Улыбаясь, мистер Лэтам сел на скамью и стал ожидать прибытия поезда. Он никогда не думал о том, как относятся к нему соседи. Но популярность его кумира — это было нечто совсем другое! А Оливия и в самом деле пользовалась популярностью. Весть о ее приезде облетела уже всю округу, и едва она ступила на платформу, как ее окружили невесть откуда подоспевшие дети и неуклюжие подростки, и каждый обязательно хотел нести ее чемодан и помочь ей сесть в коляску. Она знала всех по именам и с интересом расспрашивала о каком-то Джимми, который, как понял мистер Лэтам, нанес немалый ущерб своему здоровью, проглотив булавку.
— Нельзя ли непосвященному невежде узнать, кто такой этот Джимми? — спросил отец, когда коляска завернула за угол и сорванцы, которым она все еще махала рукой, исчезли из виду.
— Джимми Бэйт — мой верный друг. Помнишь, прошлым летом один мальчуган отправился пешком на Херстово болото и принес мне оттуда целый ворох какой-то вонючей болотной травы? Он видел, как я собирала в низине колокольчики, и решил, что я люблю «всякую мокрую траву».
— Ах да, теперь я припоминаю твоего юного вихрастого поклонника с веснушчатым носом. Благодарю судьбу за то, что хоть твои поклонники — деревенские пострелы и озорники. Хватит с меня роя светских щеголей, увивающихся вокруг моей младшей дочери.
В серых глазах Оливии загорелся озорной огонек.
— Бедный старенький папочка! Они, наверно, ужасно назойливы, эти Дженнины поклонники?
— Дело не в их качестве, а в их количестве. Все они, конечно, безобидные юноши, но временами мне просто надоедает это сборище дрессированных щенков.
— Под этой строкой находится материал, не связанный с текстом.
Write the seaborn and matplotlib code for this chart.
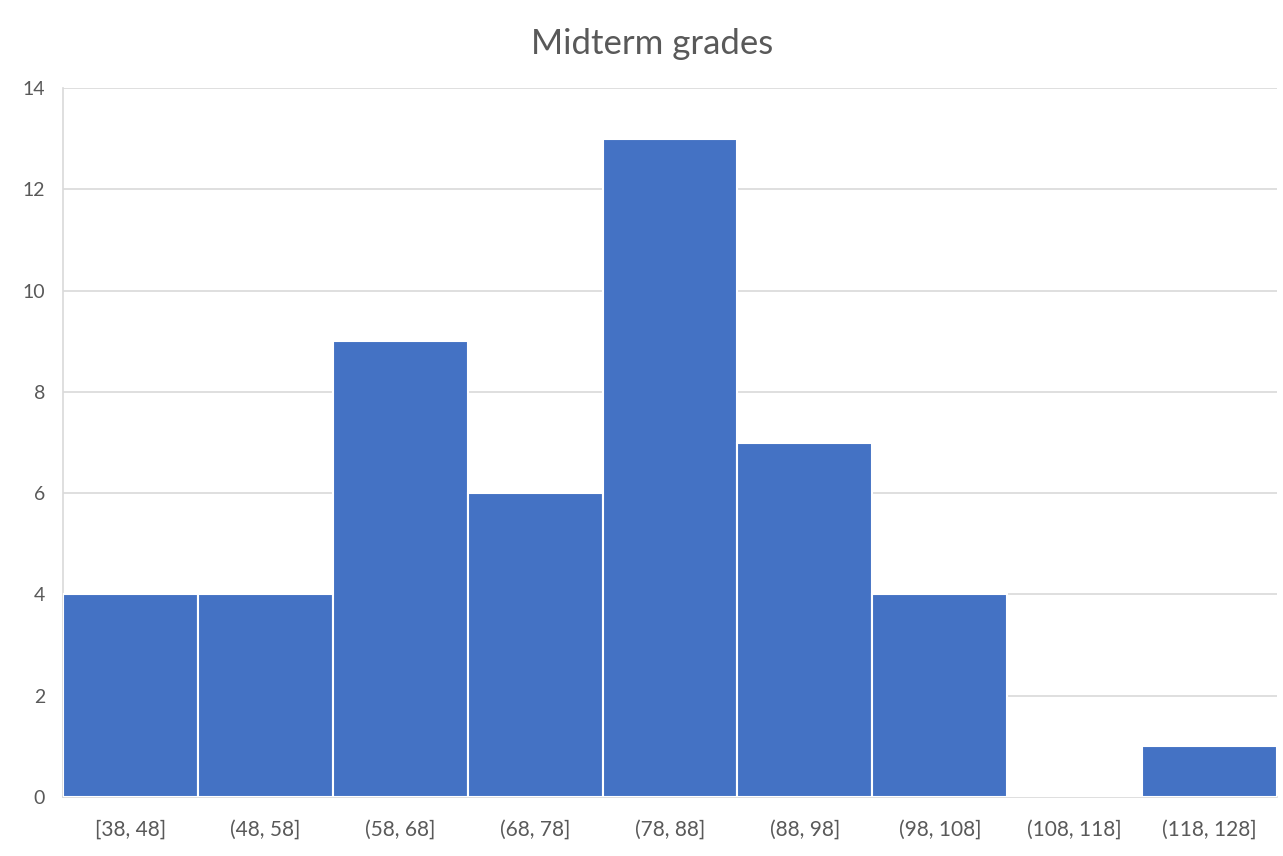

— Не жалуйся, отец, все равно не пожалею тебя. Сам виноват, что женился на маме. Но мама в молодости была, наверно, еще красивее, чем Дженни.
Он украдкой посмотрел на нее, но Оливия сказала это, по-видимому, безо всякого умысла.
— Мама была несравненно красивее, чем Дженни.
— Ну вот и терпи, если уж у тебя хорошенькая дочь, и благодари судьбу, что их не две. Ты только представь себе, что было бы с тобой, если бы из меня тоже получилась красавица!
— Как будто это имеет значение! Но если уж на то пошло, то, на мой взгляд, и ты недурна собой,
— Разумеется. Милая простушка.
— Будь у тебя волосы и цвет лица, как у Дженни, ты все равно не забывала бы больную мать ради кавалерийских офицериков и модных франтов.
— Отец, ты беспокоишься за Дженни? — сразу став серьезной, спросила Оливия.
— Беспокоюсь? Конечно, нет, если понимать это слово в обычном смысле. Дело не в этом. Дженни всегда выйдет сухой из воды и будет образцом добропорядочности. Такая уж у нее натура. Но видишь ли... мне больно, что у твоей матери избалованная и требовательная дочь, а у тебя — ленивая и эгоистичная сестра.
— Она не эгоистична, папочка. Просто она еще очень молода, и мама всегда ей потакала. А теперь расскажи мне о маме. По-твоему, ей сейчас хуже?
— Я и сам не знаю. Доктор ничего на находит, кроме слабости. Но она так подавлена. Ты сама увидишь. Как я рад, что ты наконец дома. Рад за нее и за Дженни.
— А за себя, папочка?
Мистер Лэтам коснулся руки дочери.
— Не будем говорить об этом, — сказал он и перевел разговор на другую тему.
— Между прочим, приехал твой друг, достопочтенный мистер Грей, и уже приступил к своим обязанностям. Наш старый настоятель объяснил мне, что взял его только потому, что ты похвально отозвалась о его действиях во время эпидемии. Тем не менее он старался выведать у меня, отвечают ли религиозные воззрения нового священника догматам нашей церкви. Я сказал ему, что для неимущих прихожан важно не то, какого направления придерживается новый священник, а сколько мыла и лекарств сможет он для них раздобыть.